* TASK INSTRUCTIONS *
Copy nothing but the text: reproduce each line of the listing exactly and leave the pictures out.

begin MATERIAL

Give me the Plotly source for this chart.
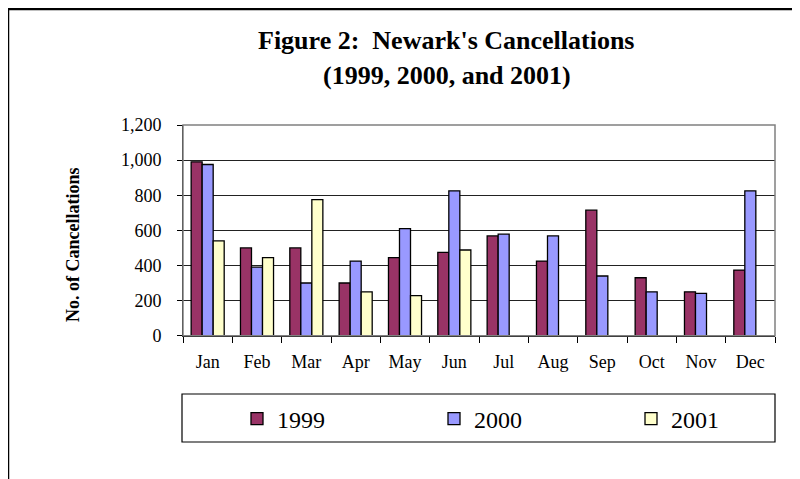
import plotly.graph_objects as go

months = ["Jan", "Feb", "Mar", "Apr", "May", "Jun", "Jul", "Aug", "Sep", "Oct", "Nov", "Dec"]
y1999 = [990, 500, 500, 300, 445, 475, 568, 425, 715, 330, 250, 374]
y2000 = [975, 390, 300, 425, 610, 825, 578, 568, 340, 250, 241, 825]
y2001 = [540, 445, 775, 250, 228, 488, None, None, None, None, None, None]
series_names = ["1999", "2000", "2001"]
colors = ["#993366", "#9999FF", "#FFFFCC"]
y_ticks = [0, 200, 400, 600, 800, 1000, 1200]

W, H = 800, 479
OFF = 8  # page body margin offset
FONT = "Liberation Serif, serif"

def px(x):
    return (x - OFF) / W

def py(y):
    return 1 - (y - OFF) / H

fig = go.Figure()
for name, vals, col in zip(series_names, [y1999, y2000, y2001], colors):
    fig.add_trace(go.Bar(
        x=months, y=vals, name=name,
        marker=dict(color=col, line=dict(color="black", width=1.3)),
    ))

xd = [px(183), px(775)]
yd = [py(335.7), py(125)]

fig.update_layout(
    width=W, height=H,
    margin=dict(l=0, r=0, t=0, b=0, pad=0, autoexpand=False),
    paper_bgcolor="white", plot_bgcolor="white",
    barmode="group", bargap=0.33, bargroupgap=0,
    font=dict(family=FONT, color="black", size=18),
    xaxis=dict(
        domain=xd, showline=True, linecolor="black", linewidth=1,
        ticks="outside", tickson="boundaries", ticklen=6, tickcolor="black",
        tickfont=dict(size=18, family=FONT), ticklabelstandoff=10,
        showgrid=False, automargin=False, fixedrange=True,
    ),
    yaxis=dict(
        domain=yd, range=[0, 1200], tickvals=y_ticks, tickformat=",d",
        showline=True, linecolor="black", linewidth=1,
        ticks="outside", ticklen=5, tickcolor="black",
        tickfont=dict(size=18, family=FONT), ticklabelstandoff=12,
        showgrid=True, gridcolor="#222222", gridwidth=1,
        zeroline=False, automargin=False, fixedrange=True,
    ),
    showlegend=True,
    legend=dict(
        orientation="h", x=px(237), xanchor="left", y=py(419), yanchor="middle",
        font=dict(size=24, family=FONT, color="black"), entrywidth=152, entrywidthmode="pixels",
        borderwidth=0, bgcolor="rgba(0,0,0,0)", traceorder="normal",
    ),
    shapes=[
        dict(type="rect", xref="paper", yref="paper", x0=xd[0], x1=xd[1], y0=yd[0], y1=yd[1],
             line=dict(color="#808080", width=1.5), layer="above"),
        dict(type="rect", xref="paper", yref="paper", x0=px(182), x1=px(775), y0=py(442), y1=py(394),
             line=dict(color="black", width=1.2)),
        dict(type="rect", xref="paper", yref="paper", x0=0, x1=1.05, y0=-0.05, y1=py(9),
             line=dict(color="black", width=2.5)),
    ],
    annotations=[
        dict(text="<b>Figure 2:\u00a0 Newark's Cancellations</b>", xref="paper", yref="paper",
             x=px(446), y=py(40), xanchor="center", yanchor="middle", showarrow=False,
             font=dict(size=26, family=FONT)),
        dict(text="<b>(1999, 2000, and 2001)</b>", xref="paper", yref="paper",
             x=px(447), y=py(76), xanchor="center", yanchor="middle", showarrow=False,
             font=dict(size=26, family=FONT)),
        dict(text="<b>No. of Cancellations</b>", xref="paper", yref="paper",
             x=px(73), y=py(245), xanchor="center", yanchor="middle", showarrow=False,
             textangle=-90, font=dict(size=18, family=FONT)),
    ],
)

fig.write_html("out.html")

end MATERIAL

* RESPONSE BELOW *
Give me the Plotly source for this chart.
import plotly.graph_objects as go

months = ["Jan", "Feb", "Mar", "Apr", "May", "Jun", "Jul", "Aug", "Sep", "Oct", "Nov", "Dec"]
y1999 = [990, 500, 500, 300, 445, 475, 568, 425, 715, 330, 250, 374]
y2000 = [975, 390, 300, 425, 610, 825, 578, 568, 340, 250, 241, 825]
y2001 = [540, 445, 775, 250, 228, 488, None, None, None, None, None, None]
series_names = ["1999", "2000", "2001"]
colors = ["#993366", "#9999FF", "#FFFFCC"]
y_ticks = [0, 200, 400, 600, 800, 1000, 1200]

W, H = 800, 479
OFF = 8  # page body margin offset
FONT = "Liberation Serif, serif"

def px(x):
    return (x - OFF) / W

def py(y):
    return 1 - (y - OFF) / H

fig = go.Figure()
for name, vals, col in zip(series_names, [y1999, y2000, y2001], colors):
    fig.add_trace(go.Bar(
        x=months, y=vals, name=name,
        marker=dict(color=col, line=dict(color="black", width=1.3)),
    ))

xd = [px(183), px(775)]
yd = [py(335.7), py(125)]

fig.update_layout(
    width=W, height=H,
    margin=dict(l=0, r=0, t=0, b=0, pad=0, autoexpand=False),
    paper_bgcolor="white", plot_bgcolor="white",
    barmode="group", bargap=0.33, bargroupgap=0,
    font=dict(family=FONT, color="black", size=18),
    xaxis=dict(
        domain=xd, showline=True, linecolor="black", linewidth=1,
        ticks="outside", tickson="boundaries", ticklen=6, tickcolor="black",
        tickfont=dict(size=18, family=FONT), ticklabelstandoff=10,
        showgrid=False, automargin=False, fixedrange=True,
    ),
    yaxis=dict(
        domain=yd, range=[0, 1200], tickvals=y_ticks, tickformat=",d",
        showline=True, linecolor="black", linewidth=1,
        ticks="outside", ticklen=5, tickcolor="black",
        tickfont=dict(size=18, family=FONT), ticklabelstandoff=12,
        showgrid=True, gridcolor="#222222", gridwidth=1,
        zeroline=False, automargin=False, fixedrange=True,
    ),
    showlegend=True,
    legend=dict(
        orientation="h", x=px(237), xanchor="left", y=py(419), yanchor="middle",
        font=dict(size=24, family=FONT, color="black"), entrywidth=152, entrywidthmode="pixels",
        borderwidth=0, bgcolor="rgba(0,0,0,0)", traceorder="normal",
    ),
    shapes=[
        dict(type="rect", xref="paper", yref="paper", x0=xd[0], x1=xd[1], y0=yd[0], y1=yd[1],
             line=dict(color="#808080", width=1.5), layer="above"),
        dict(type="rect", xref="paper", yref="paper", x0=px(182), x1=px(775), y0=py(442), y1=py(394),
             line=dict(color="black", width=1.2)),
        dict(type="rect", xref="paper", yref="paper", x0=0, x1=1.05, y0=-0.05, y1=py(9),
             line=dict(color="black", width=2.5)),
    ],
    annotations=[
        dict(text="<b>Figure 2:\u00a0 Newark's Cancellations</b>", xref="paper", yref="paper",
             x=px(446), y=py(40), xanchor="center", yanchor="middle", showarrow=False,
             font=dict(size=26, family=FONT)),
        dict(text="<b>(1999, 2000, and 2001)</b>", xref="paper", yref="paper",
             x=px(447), y=py(76), xanchor="center", yanchor="middle", showarrow=False,
             font=dict(size=26, family=FONT)),
        dict(text="<b>No. of Cancellations</b>", xref="paper", yref="paper",
             x=px(73), y=py(245), xanchor="center", yanchor="middle", showarrow=False,
             textangle=-90, font=dict(size=18, family=FONT)),
    ],
)

fig.write_html("out.html")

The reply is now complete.